Where faith enters into the simul iustus et peccator mix of our lives, I can begin to see that my letter of call and my yearly contract are both places God is active through me. My custodian Jose’s daily round of toilet-cleaning is no less holy than your Sunday morning pew-sitting and pulpit-proclaiming, for both realms belong to God. For you to see God active in both realms as wonderful counselor, heavenly father, good shepherd, bread of life, or Lord of Lords, Luther says in Freedom of a Christian only one thing is needed: the word of God.

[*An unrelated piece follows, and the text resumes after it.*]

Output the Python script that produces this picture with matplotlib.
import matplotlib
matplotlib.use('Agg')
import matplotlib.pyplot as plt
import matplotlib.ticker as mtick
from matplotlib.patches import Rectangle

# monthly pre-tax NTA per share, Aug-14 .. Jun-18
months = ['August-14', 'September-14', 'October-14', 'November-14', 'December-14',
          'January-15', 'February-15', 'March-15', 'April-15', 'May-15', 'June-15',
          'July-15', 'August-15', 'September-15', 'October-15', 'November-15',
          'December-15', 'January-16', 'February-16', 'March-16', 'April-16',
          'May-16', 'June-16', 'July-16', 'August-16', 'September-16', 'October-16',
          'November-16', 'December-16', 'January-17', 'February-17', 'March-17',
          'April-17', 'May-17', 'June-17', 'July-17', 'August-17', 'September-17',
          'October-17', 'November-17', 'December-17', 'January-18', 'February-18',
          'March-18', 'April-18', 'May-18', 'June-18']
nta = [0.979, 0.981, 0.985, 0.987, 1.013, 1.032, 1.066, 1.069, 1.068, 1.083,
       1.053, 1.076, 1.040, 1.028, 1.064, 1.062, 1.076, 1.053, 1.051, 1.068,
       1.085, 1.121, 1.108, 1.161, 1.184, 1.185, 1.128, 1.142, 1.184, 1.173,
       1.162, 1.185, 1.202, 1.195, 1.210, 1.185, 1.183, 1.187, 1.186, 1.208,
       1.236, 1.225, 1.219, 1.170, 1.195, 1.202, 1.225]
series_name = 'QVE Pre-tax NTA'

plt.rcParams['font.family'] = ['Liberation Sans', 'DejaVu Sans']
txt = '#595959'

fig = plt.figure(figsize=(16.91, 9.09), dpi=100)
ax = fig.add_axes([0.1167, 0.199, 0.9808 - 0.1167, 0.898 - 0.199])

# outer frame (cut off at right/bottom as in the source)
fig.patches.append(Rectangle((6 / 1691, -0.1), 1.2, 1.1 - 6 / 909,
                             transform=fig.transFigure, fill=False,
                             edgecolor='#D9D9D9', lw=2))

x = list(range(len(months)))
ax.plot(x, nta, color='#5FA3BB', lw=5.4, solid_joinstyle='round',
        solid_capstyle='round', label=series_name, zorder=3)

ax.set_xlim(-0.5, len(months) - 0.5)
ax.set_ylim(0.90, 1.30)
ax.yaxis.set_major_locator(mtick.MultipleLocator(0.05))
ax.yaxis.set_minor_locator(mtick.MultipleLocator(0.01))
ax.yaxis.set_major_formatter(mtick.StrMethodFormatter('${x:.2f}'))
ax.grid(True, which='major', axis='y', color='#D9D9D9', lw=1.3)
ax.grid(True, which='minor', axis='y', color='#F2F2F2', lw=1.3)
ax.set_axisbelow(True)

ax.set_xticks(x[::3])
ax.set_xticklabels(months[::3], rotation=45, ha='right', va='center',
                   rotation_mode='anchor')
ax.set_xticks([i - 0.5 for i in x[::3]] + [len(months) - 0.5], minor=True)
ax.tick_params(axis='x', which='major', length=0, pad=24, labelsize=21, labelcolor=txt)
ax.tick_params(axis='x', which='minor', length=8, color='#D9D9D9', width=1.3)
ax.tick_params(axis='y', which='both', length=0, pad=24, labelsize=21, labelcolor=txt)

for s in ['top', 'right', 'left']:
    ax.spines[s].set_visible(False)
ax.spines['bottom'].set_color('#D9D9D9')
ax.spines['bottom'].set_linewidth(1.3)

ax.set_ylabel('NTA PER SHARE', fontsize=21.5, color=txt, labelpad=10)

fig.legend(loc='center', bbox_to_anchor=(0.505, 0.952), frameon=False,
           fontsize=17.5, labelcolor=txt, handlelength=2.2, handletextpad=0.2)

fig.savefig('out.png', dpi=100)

And if God is going to be the God of two real kingdoms and not just one imaginary religious and pious one, then what our calling is, brothers and sisters, is to deliver the word like Luther at Worms, to be the leading edge of the gospel’s entry by means of our work, work, and witness.so that both kingdoms are realms of Christ preached, mercy declared, and the Lord’s benefits delivered. Short of that we will continue to see through a glass dimly. Our engagement with the world will be befogged. Our vision for the church’s mission will look the blind man’s “trees walking around,” in Mark 8. And the world will remain mired in demands, enslaved by its so-called free will, and trapped in its graves of self-help, therapies, politics, power, and every ism around you. Luther’s two kingdoms doctrine is a call to action. Now. Today. In your lives.